DIRECTIONS FOR THIS TASK
Could the lines from the start of the data through the line with "const staticThreshold = 5;" be set down exactly, with no pictures among them?

DATA SEGMENT
◆ ◆ ◆ ◆ ◆

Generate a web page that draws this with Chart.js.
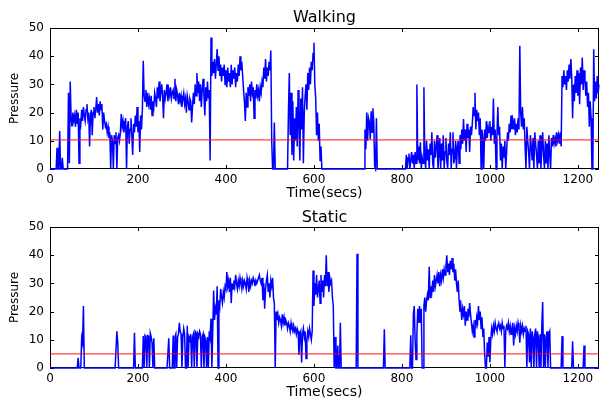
<!DOCTYPE html>
<html>
<head>
<meta charset="utf-8">
<script src="https://cdn.jsdelivr.net/npm/chart.js@4.4.0/dist/chart.umd.min.js"></script>
<style>
  html, body { margin: 0; padding: 0; background: #fff; }
  .box { position: absolute; left: 0; width: 600px; }
</style>
</head>
<body>
<div class="box" style="top:0;height:200px"><canvas id="walkChart" width="600" height="200"></canvas></div>
<div class="box" style="top:200px;height:203px"><canvas id="staticChart" width="600" height="203"></canvas></div>
<script>
// samples every 2 s (one row = 40 s)
const sampleStep = 2;
const xMax = 1248;
const xTicks = [0, 200, 400, 600, 800, 1000, 1200];
const yTicks = [0, 10, 20, 30, 40, 50];

const walkThreshold = 10.3;
const staticThreshold = 5;

const walkPressure = [
  0, 0, 0, 0, 0, 0, 0, 0, 7.5, 0, 0, 13.5, 0, 0, 4, 0, 0, 0, 0, 0,
  0, 27, 2, 31, 18, 15, 20, 17, 19, 15, 21, 16, 20, 2, 18, 16, 21, 17, 22, 19,
  17, 21, 23, 18, 20, 8, 19, 21, 12, 20, 22, 18, 21, 25.5, 20, 23, 19, 24, 21, 23,
  14, 20, 17, 15, 16, 13, 15, 11, 13, 0, 12, 10, 0, 12, 9, 13, 0, 11, 12, 10,
  13, 19.5, 15, 17, 13, 16, 18, 0, 15, 17, 9, 14, 18, 12, 5, 16, 13, 19, 15, 22,
  13, 17, 6, 19, 14, 21, 38.4, 26, 24, 28, 22, 27, 23, 25, 21, 26, 19, 24, 22, 27,
  25, 22, 29, 25, 31, 24, 27, 30, 26, 18, 28, 25, 27, 30, 24, 28, 26, 29, 25, 27,
  28, 25, 32, 24, 28, 26, 23, 27, 24, 26, 22, 25, 27, 23, 25, 20, 26, 24, 21, 25,
  24, 16.5, 22, 27, 23, 30, 26, 34, 27, 31, 24, 30, 22, 28, 32, 26, 19, 29, 24, 31,
  25, 28, 3, 46.6, 33, 38, 34, 39, 32, 37, 42.5, 35, 40, 33, 37, 31, 36, 33, 37, 30,
  35, 29, 36, 31, 34, 29, 37, 30, 35, 32, 36, 29, 34, 31, 37, 33, 40, 35, 38, 33,
  28, 24, 17, 27, 22, 29, 26, 30, 24, 31, 27, 29, 18, 28, 25, 30, 26, 28, 24, 29,
  27, 31, 29, 36, 32, 39, 31, 36, 33, 38, 35, 42, 10, 0, 0, 16.5, 0, 0, 0, 0,
  0, 0, 0, 0, 0, 0, 0, 0, 0, 0, 0, 20, 34, 12, 27, 5, 24, 3, 18, 10,
  22, 8, 28, 15, 3, 25, 14, 29, 2, 20, 26, 30, 21, 34, 28, 36, 30, 38, 35, 41,
  44.8, 30, 25, 12, 20, 10, 16, 3, 8, 0, 0, 0, 0, 0, 0, 0, 0, 0, 0, 0,
  0, 0, 0, 0, 0, 0, 0, 0, 0, 0, 0, 0, 0, 0, 0, 0, 0, 0, 0, 0,
  0, 0, 0, 0, 0, 0, 0, 0, 0, 0, 0, 0, 0, 0, 0, 0, 0, 0, 14, 7,
  20, 10, 18, 16.5, 10.6, 20.5, 13, 21.5, 17, 1, 0, 18, 0, 0, 0, 0, 0, 0, 0, 0,
  0, 0, 0, 0, 0, 0, 0, 0, 0, 0, 0, 0, 0, 0, 0, 0, 0, 0, 0, 0,
  0, 0, 0, 0, 0, 5, 0, 4, 5.5, 0, 3, 6, 2, 5, 0, 6, 2, 30, 3, 8,
  2, 9.5, 0, 4, 2, 29, 4, 0, 10, 3, 7, 0, 9, 5, 13, 2, 0, 10, 4, 8,
  12, 0, 5, 11, 0, 9, 3, 12, 0, 6, 11, 3, 0, 9, 5, 13, 0, 7, 13, 2,
  4, 10, 0, 8, 10, 2, 12, 7, 14, 9, 17.7, 10, 14, 6, 16, 11, 14, 6, 15, 12,
  16, 22, 19, 27, 14, 21, 17, 20, 12, 18, 0, 14, 11, 0, 14, 10, 17, 11, 15, 13,
  17, 10, 15, 12, 25, 9, 14, 0, 12, 22, 12, 15, 3, 9, 0, 8, 4, 10, 0, 6,
  13, 10, 16, 13, 19, 14, 17, 14, 18, 12, 16, 13, 18, 14, 43.7, 20, 15, 22, 14, 18,
  8, 0, 15, 10, 6, 0, 12, 8, 3, 11, 0, 13, 9, 5, 0, 10, 2, 12, 0, 7,
  13, 5, 0, 10, 2, 9, 0, 12, 5, 0, 11, 8, 12, 9, 11, 8, 13, 10, 12, 9,
  13, 8, 33, 29, 35, 30, 33, 28, 35, 31, 37, 32, 39, 33, 18, 30, 24, 33, 27, 35,
  26, 34, 23, 36, 30, 39.5, 28, 35, 32, 26, 31, 22, 27, 15, 24, 18, 0, 0, 42.5, 24,
  31, 25, 33, 27, 30
];

const staticPressure = [
  0, 0, 0, 0, 0, 0, 0, 0, 0, 0, 0, 0, 0, 0, 0, 0, 0, 0, 0, 0,
  0, 0, 0, 0, 0, 0, 0, 0, 0, 0, 0, 0, 3.6, 0, 0, 0, 10.7, 9, 22, 0,
  0, 0, 0, 0, 0, 0, 0, 0, 0, 0, 0, 0, 0, 0, 0, 0, 0, 0, 0, 0,
  0, 0, 0, 0, 0, 0, 0, 0, 0, 0, 0, 0, 0, 0, 0, 0, 13, 9, 0, 0,
  0, 0, 0, 0, 0, 0, 0, 0, 0, 0, 0, 0, 0, 0, 0, 0, 12.5, 0, 0, 0,
  0, 0, 0, 0, 0, 0, 11.3, 0, 11.5, 11, 0, 11.5, 11.3, 0, 12.3, 11, 9, 0, 10.5, 0,
  0, 0, 0, 0, 0, 0, 0, 0, 0, 0, 0, 0, 0, 0, 0, 10.5, 0, 0, 0, 0,
  11.5, 0, 11, 12, 0, 11, 12, 16, 13, 12, 0, 11, 14, 12, 0, 0, 15, 0, 11, 10,
  12, 0, 11, 12, 0, 13, 12.5, 0, 12, 11, 13, 12, 0, 11, 12, 0, 11, 10, 0, 11,
  0, 13, 11, 17.5, 0, 13, 27.5, 17, 21, 19, 29, 0, 24, 22, 28, 25, 23, 27, 25, 29,
  28, 34, 29, 31, 27, 32, 23, 30, 28, 31, 29, 33, 30, 28, 31, 29, 32, 30, 28, 31,
  29, 31, 30, 28, 32, 30, 27, 31, 29, 31, 30, 32, 31, 29, 31, 30, 31, 32, 33, 31,
  30, 32, 24, 30, 21, 28, 31, 33, 27, 30, 25, 31, 29, 32, 25, 23, 0, 20, 17, 19,
  16, 18, 17, 15, 19, 16, 18, 15, 17, 16, 14, 16, 15, 13, 16, 14, 13, 15, 13, 14,
  12, 14, 13, 4.6, 12, 13, 2, 12, 14, 11, 13, 3.4, 10, 13, 11, 14, 12, 10, 13, 34.6,
  22, 30, 26, 33, 25, 28, 31, 23, 33, 27, 31, 25, 33, 29, 40, 29, 34, 27, 32, 30,
  31, 25, 22, 0, 11, 0, 0, 8, 0, 0, 16, 0, 0, 0, 0, 0, 0, 0, 0, 0,
  0, 0, 0, 0, 0, 0, 0, 0, 0, 40.5, 0, 0, 0, 0, 0, 0, 0, 0, 0, 0,
  0, 0, 0, 0, 0, 0, 0, 0, 0, 0, 0, 0, 0, 0, 0, 0, 0, 0, 0, 0,
  13.7, 0, 0, 0, 0, 0, 0, 0, 0, 0, 0, 0, 0, 0, 0, 0, 0, 0, 0, 0,
  0, 0, 0, 0, 0, 0, 0, 0, 0, 0, 11.6, 0, 0, 19, 22, 10, 3, 12, 21, 16,
  22, 16, 21, 0, 0, 22, 25, 20, 24, 26, 24, 35.9, 25, 29, 27, 31, 27, 33, 29, 31,
  33, 30, 34, 29, 33, 31, 35, 32, 35, 33, 36, 40, 34, 37, 33, 38, 35, 39, 34, 37,
  31, 35, 30, 27, 31, 24, 20, 22, 17, 21, 19, 22, 15, 20, 17, 21, 18, 23, 19, 16,
  13, 15, 11, 17, 14, 18, 16, 22, 17, 20, 14, 18, 11, 14, 5, 0, 0, 9, 4, 11,
  2, 10, 14, 12, 15, 13, 16, 14, 13, 15, 16, 14, 15, 13, 16, 14, 15, 0, 13, 15,
  14, 16, 13, 15, 12, 14, 16, 8, 14, 12, 15, 13, 16, 14, 9, 15, 13, 15, 12, 14,
  13, 15, 0, 13, 12, 2, 14, 0, 13, 11, 0, 12, 14, 0, 13, 11, 0, 12, 0, 15,
  23.4, 0, 12, 0, 11, 13, 0, 12, 13, 0, 0, 0, 0, 0, 0, 0, 0, 0, 0, 0,
  0, 0, 11.3, 0, 0, 0, 0, 0, 0, 0, 0, 0, 0, 0, 9.5, 0, 0, 0, 0, 0,
  0, 0, 0, 0, 0, 0, 0, 8, 0, 0, 0, 0, 0, 0, 0, 0, 0, 0, 0, 0,
  0, 0, 0, 0, 0
];

Chart.defaults.font.family = '"DejaVu Sans", sans-serif';
Chart.defaults.color = '#000';

// matplotlib style box: spines on 4 sides, ticks pointing inward, title above
const framePlugin = {
  id: 'frame',
  beforeDatasetsDraw(chart, args, opts) {
    const { ctx, chartArea: a, scales } = chart;
    ctx.save();
    ctx.strokeStyle = '#000';
    ctx.lineWidth = 1;
    ctx.strokeRect(a.left + 0.5, a.top + 0.5, a.right - a.left - 1, a.bottom - a.top - 1);
    ctx.beginPath();
    xTicks.forEach(v => {
      const px = Math.round(scales.x.getPixelForValue(v)) + 0.5;
      ctx.moveTo(px, a.bottom); ctx.lineTo(px, a.bottom - 4);
      ctx.moveTo(px, a.top); ctx.lineTo(px, a.top + 4);
    });
    yTicks.forEach(v => {
      const py = Math.round(scales.y.getPixelForValue(v)) + 0.5;
      ctx.moveTo(a.left, py); ctx.lineTo(a.left + 4, py);
      ctx.moveTo(a.right, py); ctx.lineTo(a.right - 4, py);
    });
    ctx.stroke();
    ctx.font = '16px "DejaVu Sans"';
    ctx.textAlign = 'center';
    ctx.textBaseline = 'alphabetic';
    ctx.fillStyle = '#000';
    ctx.fillText(opts.text, (a.left + a.right) / 2, opts.baseline);
    ctx.restore();
  }
};

function makeChart(id, values, threshold, title, titleBaseline, topPad, xHeight, xTitlePad) {
  const points = values.map((v, i) => ({ x: i * sampleStep, y: v }));
  return new Chart(document.getElementById(id), {
    type: 'line',
    data: {
      datasets: [
        {
          data: [{ x: 0, y: threshold }, { x: xMax, y: threshold }],
          borderColor: 'rgba(255,0,0,0.75)',
          borderWidth: 1.3,
          pointRadius: 0,
          order: 0
        },
        {
          data: points,
          borderColor: '#0000ff',
          borderWidth: 1.5,
          pointRadius: 0,
          tension: 0,
          clip: 3,
          order: 1
        }
      ]
    },
    options: {
      responsive: false,
      animation: false,
      layout: { padding: { top: topPad, right: 1, left: 0, bottom: 0 } },
      plugins: {
        legend: { display: false },
        tooltip: { enabled: false },
        frame: { text: title, baseline: titleBaseline }
      },
      scales: {
        x: {
          type: 'linear',
          min: 0,
          max: xMax,
          grid: { display: false, drawTicks: false },
          border: { display: false },
          ticks: { stepSize: 200, includeBounds: false, autoSkip: false, maxRotation: 0, padding: 4, font: { size: 12 }, callback: v => String(v) },
          title: { display: true, text: 'Time(secs)', font: { size: 14, lineHeight: 1 }, padding: { top: 0, bottom: xTitlePad } },
          afterFit(s) { s.height = xHeight; }
        },
        y: {
          min: 0,
          max: 50,
          grid: { display: false, drawTicks: false },
          border: { display: false },
          ticks: { stepSize: 10, padding: 6, font: { size: 12 }, callback: v => String(v) },
          title: { display: true, text: 'Pressure', font: { size: 12, lineHeight: 1.2 }, padding: { top: 8, bottom: 0 } },
          afterFit(s) { s.width = 50; }
        }
      }
    },
    plugins: [framePlugin]
  });
}

makeChart('walkChart', walkPressure, walkThreshold, 'Walking', 22, 28, 31, 0);
makeChart('staticChart', staticPressure, staticThreshold, 'Static', 21.7, 27, 35, 4);
</script>
</body>
</html>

◆ ◆ ◆ ◆ ◆

EXERCISE RESULT
Generate a web page that draws this with Chart.js.
<!DOCTYPE html>
<html>
<head>
<meta charset="utf-8">
<script src="https://cdn.jsdelivr.net/npm/chart.js@4.4.0/dist/chart.umd.min.js"></script>
<style>
  html, body { margin: 0; padding: 0; background: #fff; }
  .box { position: absolute; left: 0; width: 600px; }
</style>
</head>
<body>
<div class="box" style="top:0;height:200px"><canvas id="walkChart" width="600" height="200"></canvas></div>
<div class="box" style="top:200px;height:203px"><canvas id="staticChart" width="600" height="203"></canvas></div>
<script>
// samples every 2 s (one row = 40 s)
const sampleStep = 2;
const xMax = 1248;
const xTicks = [0, 200, 400, 600, 800, 1000, 1200];
const yTicks = [0, 10, 20, 30, 40, 50];

const walkThreshold = 10.3;
const staticThreshold = 5;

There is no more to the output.